:: Data shown
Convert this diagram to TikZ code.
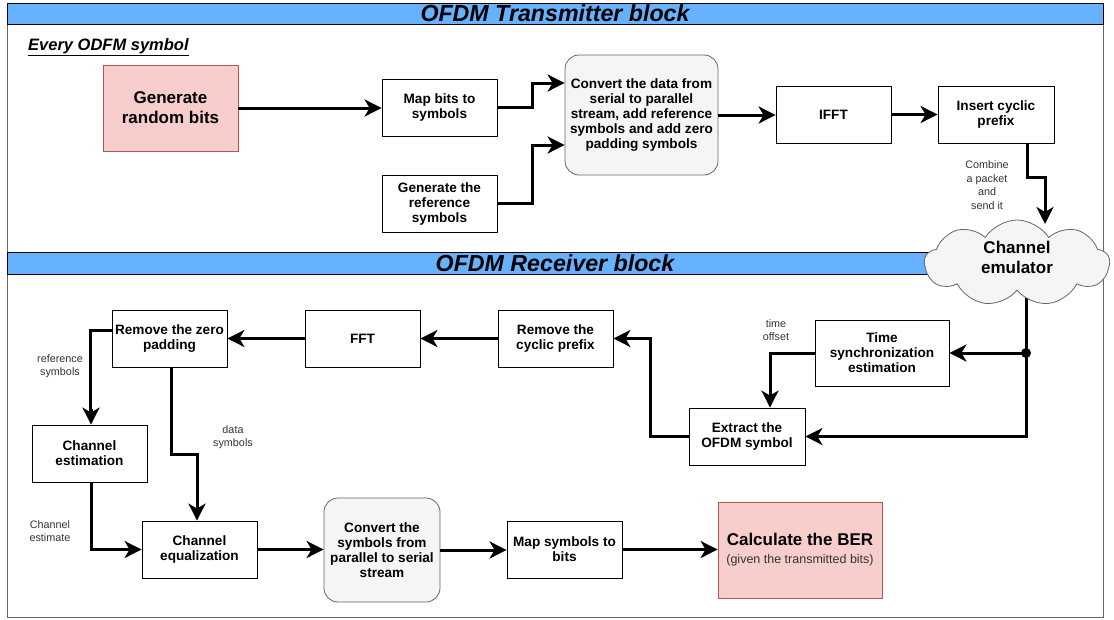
\documentclass[tikz,border=0pt]{standalone}
\usepackage{fontspec}
\setmainfont{Liberation Sans}
\usetikzlibrary{arrows.meta,shapes.symbols,calc}
\definecolor{pinkf}{HTML}{F8CECC}
\definecolor{pinkd}{HTML}{B85450}
\definecolor{grayf}{HTML}{F5F5F5}
\definecolor{grayd}{HTML}{666666}
\definecolor{barblue}{HTML}{66B2FF}
\definecolor{labtext}{HTML}{333333}
\begin{document}
\begin{tikzpicture}[x=1pt,y=-1pt,
  box/.style={draw=black, fill=white, line width=0.8pt, align=center,
    font=\fontsize{13.6}{15}\selectfont\bfseries, inner sep=1pt,
    minimum width=115pt, minimum height=57pt},
  softbox/.style={box, draw=grayd, fill=grayf, rounded corners=14pt},
  pinkbox/.style={box, draw=pinkd, fill=pinkf},
  arr/.style={line width=3pt, -{Stealth[length=17pt,width=17pt,inset=5pt]}},
  plain/.style={line width=3pt},
  lab/.style={font=\fontsize{10.8}{13.5}\selectfont, text=labtext, align=center},
  bartitle/.style={font=\fontsize{23.2}{25}\selectfont\bfseries\itshape}]
\useasboundingbox (0,0) rectangle (1114,619);
% frame and bars
\draw[grayd, line width=0.8pt] (7,3) rectangle (1103,617);
\draw[black, line width=0.8pt, fill=barblue] (7,3) rectangle (1103,24);
\draw[black, line width=0.8pt, fill=barblue] (7,252) rectangle (1103,274);
\node[bartitle] (t1) at (555,13.5) {OFDM Transmitter block};
\node[bartitle] (t2) at (555,263) {OFDM Receiver block};
\node[anchor=west, font=\fontsize{16.5}{18}\selectfont\bfseries\itshape, inner sep=0] (every) at (28,47) {\underline{Every ODFM symbol}};
% transmitter nodes
\node[pinkbox, minimum width=135pt, minimum height=86pt, font=\fontsize{17}{20}\selectfont\bfseries] (gen) at (170.5,108) {Generate\\random bits};
\node[box] (map) at (439.5,107.5) {Map bits to\\symbols};
\node[box] (genref) at (439.5,203.5) {Generate the\\reference\\symbols};
\node[softbox, minimum width=153pt, minimum height=120pt] (conv) at (641.5,115) {Convert the data from\\serial to parallel\\stream, add reference\\symbols and add zero\\padding symbols};
\node[box] (ifft) at (833.5,114.5) {IFFT};
\node[box, minimum width=116pt] (icp) at (996,114.5) {Insert cyclic\\prefix};
\node[lab] (comb) at (987,185) {Combine\\a packet\\and\\send it};
% receiver nodes
\node[box] (rzp) at (169.5,338.5) {Remove the zero\\padding};
\node[box] (fft) at (362.5,338.5) {FFT};
\node[box] (rcp) at (555.5,338.5) {Remove the\\cyclic prefix};
\node[box, minimum width=134pt, minimum height=66pt] (tsync) at (882,353) {Time\\synchronization\\estimation};
\node[box, minimum width=116pt] (ext) at (747,436.5) {Extract the\\OFDM symbol};
\node[box] (chest) at (89.5,453.5) {Channel\\estimation};
\node[box] (cheq) at (199.5,549.5) {Channel\\equalization};
\node[softbox, minimum width=116pt, minimum height=104pt] (conv2) at (382,550) {Convert the\\symbols from\\parallel to serial\\stream};
\node[box] (mapb) at (564.5,549.5) {Map symbols to\\bits};
\node[pinkbox, minimum width=164pt, minimum height=96pt, font=\fontsize{17}{20}\selectfont\bfseries] (ber) at (800,550) {Calculate the BER\\[-2pt]{\fontsize{12.5}{14}\selectfont\mdseries\color{labtext}(given the transmitted bits)}};
\node[circle, fill=black, inner sep=0, minimum size=10pt] (dot) at (1026,353) {};
\node[lab] (toff) at (776,330) {time\\offset};
\node[lab] (refs) at (60,366) {reference\\symbols};
\node[lab] (datas) at (233,437) {data\\symbols};
\node[lab] (chestl) at (50,531) {Channel\\estimate};
% connectors
\draw[plain] (dot.center) -- ++(0,-60);
\draw[arr] (gen.east) -- (gen.east -| map.west);
\draw[arr] (map.east) -- ++(35,0) |- ($(conv.west)+(0,-32)$);
\draw[arr] (genref.east) -- ++(35,0) |- ($(conv.west)+(0,30)$);
\draw[arr] (conv.east) -- (conv.east -| ifft.west);
\draw[arr] (ifft.east) -- (icp.west);
% cloud
\node[cloud, cloud puffs=9, cloud puff arc=115, cloud ignores aspect, draw=grayd, fill=grayf, line width=0.8pt,
  minimum width=185pt, minimum height=86pt, inner sep=0] (cloud) at (1017,263) {};
\node[align=center, font=\fontsize{17}{20}\selectfont\bfseries] (cloudtxt) at (1017,257) {Channel\\emulator};
\draw[arr] ($(icp.south)+(31,0)$) -- ++(0,34) -| ($(cloud.center)+(28,-39)$);
\draw[arr] (dot.center) -- (tsync.east);
\draw[arr] (dot.center) |- (ext.east);
\draw[arr] (tsync.west) -| ($(ext.north)+(23,0)$);
\draw[arr] (ext.west) -- ++(-38,0) |- (rcp.east);
\draw[arr] (rcp.west) -- (fft.east);
\draw[arr] (fft.west) -- (rzp.east);
\draw[arr] ($(rzp.west)+(0,-8)$) -- ++(-21,0) -- ++(0,80) -| ($(chest.north)+(1.5,0)$);
\draw[arr] ($(rzp.south)+(1.5,0)$) -- ++(0,87) -| ($(cheq.north)+(-2.5,0)$);
\draw[arr] ($(chest.south)+(1.5,0)$) |- (cheq.west);
\draw[arr] (cheq.east) -- (cheq.east -| conv2.west);
\draw[arr] (conv2.east) -- (conv2.east -| mapb.west);
\draw[arr] (mapb.east) -- (mapb.east -| ber.west);
\end{tikzpicture}
\end{document}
::::
_Stated exercise_
In the lines above, locate the string "Convert". Copy every line where it occurs.

_Completed exercise_
Convert this diagram to TikZ code.
\node[softbox, minimum width=153pt, minimum height=120pt] (conv) at (641.5,115) {Convert the data from\\serial to parallel\\stream, add reference\\symbols and add zero\\padding symbols};
\node[softbox, minimum width=116pt, minimum height=104pt] (conv2) at (382,550) {Convert the\\symbols from\\parallel to serial\\stream};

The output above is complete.